“Dead Man’s Cell Phone” begins with mousy little Jean, played by Allegheny student Lauren Farruggia, passing time in a café. A table away, a man (Mitch Micosky) is slumped back in his chair.
There’s nearly nothing on the stage: two tables, two chairs, two bowls and two bodies. With only about five feet between them, Jean and the man seem so far away.
The man’s cell phone starts ringing, and ringing, and ringing, and Jean finally gets annoyed enough to answer. Someone has to- the man is dead.
The rest of the play, or at least the rest of the first act, is about Jean’s quest to tie up the loose ends in the man’s life.
She finds that she loves Gordon in some vague way. She needs some closure herself.
The play has a surreal flavor to it. The set pieces move by themselves on tracks, in a way that is partly spectacle without ever being distracting. The set design is sparse, as is the lighting, so much is left to the imagination.
For the most part, the performances are excellent. As Jean, Farruggia manages to play it meek and timid while still commanding our attention. As Gordon (spoiler alert: Gordon has a monologue, possibly the high point of the play), Micosky is the brash, abrasive businessman who we can’t help but be drawn to.

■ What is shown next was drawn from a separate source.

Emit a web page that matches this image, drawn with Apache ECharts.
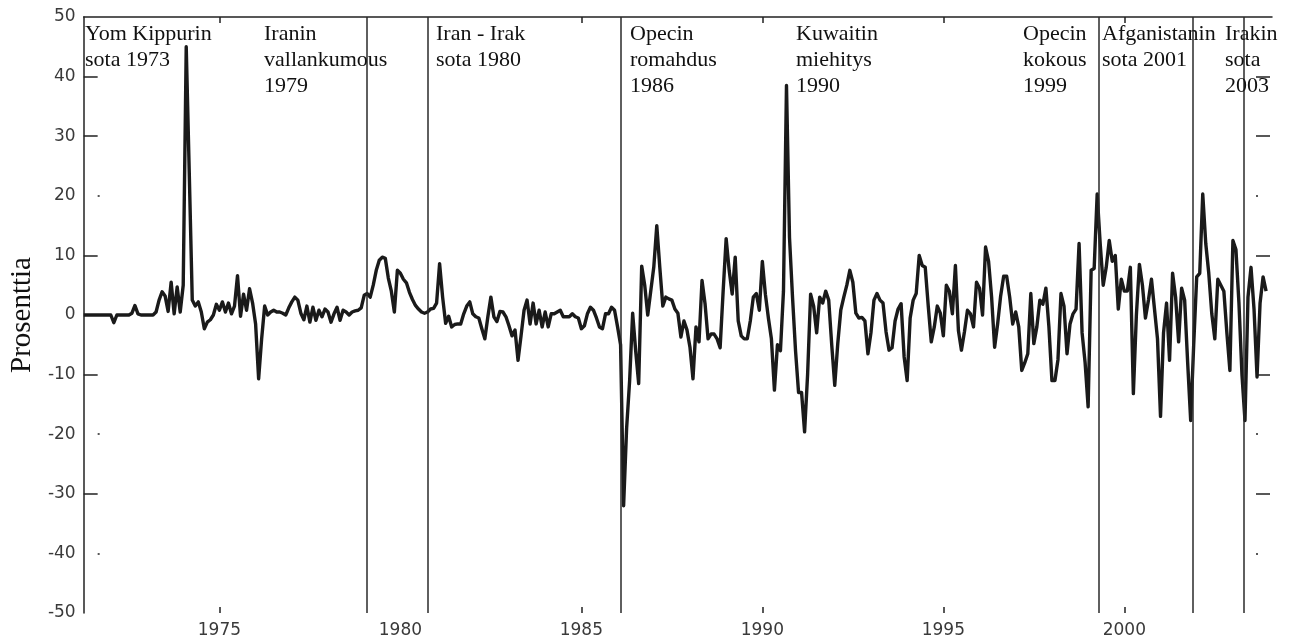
<!DOCTYPE html>
<html>
<head>
<meta charset="utf-8">
<script src="https://cdn.jsdelivr.net/npm/echarts@6/dist/echarts.min.js"></script>
<style>
html,body{margin:0;padding:0;background:#fff;}
#chart{width:1294px;height:639px;}
</style>
</head>
<body>
<div id="chart"></div>
<script>
// ---- data ----
const startYear = 1971.25;            // first monthly observation (decimal year)
const monthlyChange = [               // monthly oil price change, percent
  0,0,0,0,0,0,0,0,0,0,-1.3,0,0,0,0,0,0.3,1.6,0.2,0,0,0,0,0,
  0.5,2.5,3.9,3.2,0.6,5.5,0.2,4.7,0.5,5,45,24,2.5,1.5,2.2,0.5,-2.3,-1.2,-0.8,0,
  1.8,0.8,2.2,0.5,2.0,0.2,1.5,6.6,-0.2,3.5,0.8,4.4,2.0,-1.5,-10.7,-4,1.5,0,0.5,0.8,
  0.5,0.5,0.3,0,1.2,2.2,3,2.5,0.3,-0.8,1.5,-1.2,1.3,-0.9,0.8,-0.3,1,0.5,-1.2,0.2,
  1.3,-0.9,0.8,0.5,0,0.5,0.7,0.8,1.2,3.3,3.6,3,5,7.5,9.2,9.7,9.5,6.2,4,0.5,
  7.5,7,6,5.4,3.8,2.6,1.6,1,0.5,0.3,0.5,1,1.1,2,8.6,3,-1.4,-0.2,-2,-1.6,
  -1.5,-1.5,0.2,1.5,2.2,0.2,-0.3,-0.5,-2.3,-4,-0.3,3,-0.3,-1.1,0.6,0.5,-0.3,-1.8,-3.5,-2.5,
  -7.6,-3.5,0.8,2.5,-1.5,2,-1.5,0.8,-2,0.5,-2,0.2,0.2,0.5,0.8,-0.3,-0.3,-0.3,0.2,-0.3,
  -0.5,-2.3,-1.8,0.2,1.3,0.8,-0.5,-2,-2.3,0.2,0.2,1.3,0.8,-2,-5,-32,-19,-11,0.3,-6,
  -11.5,8.2,5,0,4,8,15,8,1.5,3,2.7,2.5,1,0.3,-3.7,-1,-2.5,-5.4,-10.7,-2,
  -4.5,5.8,1.9,-4,-3.2,-3.2,-4,-5.5,4,12.8,7.5,3.5,9.7,-1,-3.5,-4,-4,-1,3,3.6,
  0.8,9,3.5,-0.5,-4,-12.6,-5,-6,4,38.5,13,3,-6,-13,-13,-19.6,-10,3.5,1.5,-3,
  3,2,4,2.5,-5,-11.8,-4.8,0.8,3,5,7.5,5.5,0.3,-0.5,-0.4,-1,-6.5,-3,2.5,3.6,
  2.5,2,-2.8,-5.9,-5.5,-1,1,1.9,-7,-11,-0.5,2.5,3.6,10,8.3,8,1.5,-4.5,-2,1.5,
  0.3,-3.5,5,4,0.2,8.3,-2.6,-5.9,-2.8,0.8,0.2,-2,5.5,4.5,0,11.4,9,3,-5.4,-1.5,
  3.2,6.5,6.5,3,-1.5,0.5,-2,-9.3,-8,-6.5,3.6,-4.8,-2,2.5,1.8,4.5,-2,-11,-11,-7.5,
  3.6,1.5,-6.5,-1.5,0.2,1,12,-3,-8,-15.4,7.5,7.8,20.3,12,5,8,12.5,9,10,1,
  6,4,4,8,-13.2,0,8.5,5,-0.5,2.5,6,1,-4,-17,-3,2,-7.6,7,3,-4.5,
  4.5,2.5,-8,-17.7,-5,6.4,7,20.3,12,7,0.2,-4,6,5,4,-3,-9.3,12.5,11,2,
  -10,-17.7,3,8,1,-10.4,2,6.4,4
];
const eventYears = [1979.08, 1980.75, 1986.09, 1999.30, 2001.90, 2003.29];
const eventLabels = [
  'Yom Kippurin\nsota 1973',
  'Iranin\nvallankumous\n1979',
  'Iran - Irak\nsota 1980',
  'Opecin\nromahdus\n1986',
  'Kuwaitin\nmiehitys\n1990',
  'Opecin\nkokous\n1999',
  'Afganistanin\nsota 2001',
  'Irakin\nsota\n2003'
];
const xLabelYears = [1975, 1980, 1985, 1990, 1995, 2000];
const xTickYears = [1975, 1985, 1990, 1995, 2000];
const yDashTicks = [40, 30, 10, -10, -30];
const yDotTicks = [20, -20, -40];
const yAxisName = 'Prosenttia';

// ---- layout (pixels) ----
const labelLeft = [85, 264, 436, 630, 796, 1023, 1102, 1225];
const labelTop = 21;

const seriesData = monthlyChange.map((v, i) => [startYear + i / 12, v]);
const X_MIN = 1971.25, X_MAX = 2004.08;
const axisColor = '#222';
const tickFont = { fontFamily: 'DejaVu Sans', fontSize: 17, color: '#3a3a3a' };

const chart = echarts.init(document.getElementById('chart'), null, { renderer: 'canvas' });
const option = {
  animation: false,
  backgroundColor: '#ffffff',
  grid: { left: 81, right: 22, top: 17, bottom: 25, containLabel: false },
  xAxis: [
    {
      type: 'value', position: 'bottom', min: X_MIN, max: X_MAX,
      axisLine: { show: false, onZero: false },
      axisTick: { show: true, inside: true, length: 6, customValues: xTickYears, lineStyle: { color: axisColor, width: 1.5 } },
      axisLabel: Object.assign({ customValues: xLabelYears, margin: 9, formatter: v => String(Math.round(v)) }, tickFont),
      splitLine: { show: false }
    },
    {
      type: 'value', position: 'top', min: X_MIN, max: X_MAX,
      axisLine: { show: true, onZero: false, lineStyle: { color: axisColor, width: 1.5 } },
      axisTick: { show: true, inside: true, length: 6, customValues: xTickYears, lineStyle: { color: axisColor, width: 1.5 } },
      axisLabel: { show: false },
      splitLine: { show: false }
    }
  ],
  yAxis: [
    {
      type: 'value', position: 'left', min: -50, max: 50, interval: 10,
      name: yAxisName, nameLocation: 'middle', nameGap: 46, nameRotate: 90,
      nameTextStyle: { fontFamily: 'Liberation Serif', fontSize: 29, color: '#111' },
      axisLine: { show: true, onZero: false, lineStyle: { color: axisColor, width: 1.5 } },
      axisTick: { show: true, inside: true, length: 14, customValues: yDashTicks, lineStyle: { color: axisColor, width: 1.5 } },
      axisLabel: Object.assign({ margin: 8 }, tickFont),
      splitLine: { show: false }
    },
    {
      type: 'value', position: 'left', min: -50, max: 50, interval: 10,
      axisLine: { show: false, onZero: false },
      axisTick: { show: true, inside: true, length: 16, customValues: yDotTicks, lineStyle: { color: axisColor, width: 1.5, type: [0, 14, 2, 0] } },
      axisLabel: { show: false }, splitLine: { show: false }
    },
    {
      type: 'value', position: 'right', min: -50, max: 50, interval: 10,
      axisLine: { show: false, onZero: false },
      axisTick: { show: true, inside: true, length: 16, customValues: yDashTicks, lineStyle: { color: axisColor, width: 1.5, type: [0, 2, 14, 0] } },
      axisLabel: { show: false }, splitLine: { show: false }
    },
    {
      type: 'value', position: 'right', min: -50, max: 50, interval: 10,
      axisLine: { show: false, onZero: false },
      axisTick: { show: true, inside: true, length: 16, customValues: yDotTicks, lineStyle: { color: axisColor, width: 1.5, type: [0, 14, 2, 0] } },
      axisLabel: { show: false }, splitLine: { show: false }
    }
  ],
  series: [
    {
      type: 'line', xAxisIndex: 0, yAxisIndex: 0,
      data: seriesData, showSymbol: false, symbol: 'none',
      lineStyle: { color: '#1a1a1a', width: 3.4, join: 'round' },
      z: 3,
      markLine: {
        silent: true, symbol: ['none', 'none'],
        label: { show: false },
        lineStyle: { color: '#2a2a2a', width: 1.5, type: 'solid' },
        data: eventYears.map(y => ({ xAxis: y }))
      }
    }
  ],
  graphic: eventLabels.map((t, i) => ({
    type: 'text', left: labelLeft[i], top: labelTop, z: 10,
    style: { text: t, font: '22px "Liberation Serif"', fill: '#111', lineHeight: 26 }
  }))
};
chart.setOption(option);
</script>
</body>
</html>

A competent performance by Deb Ormston, Gordon’s “rich bitch” mother, is brought down when she can’t trade in being ornery for legitimate anger. And as Gordon’s mistress, Sonia Firster can’t completely sell it as sexy and exotic and instead ends up sounding a bit like Dracula.
But slight missteps in performance bring us out of the play only briefly.
As “Dead Man’s Cell Phone” clips along towards its surreal yet emotionally satisfying conclusion, we never get lost, even when we aren’t quite sure where we are.
“Dead Man’s Cell Phone” is playing Friday and Saturday at the Meadville Community Theater (located in Oddfellows) at 8:15 p.m. Tickets are $10 for adults and $7.50 for students.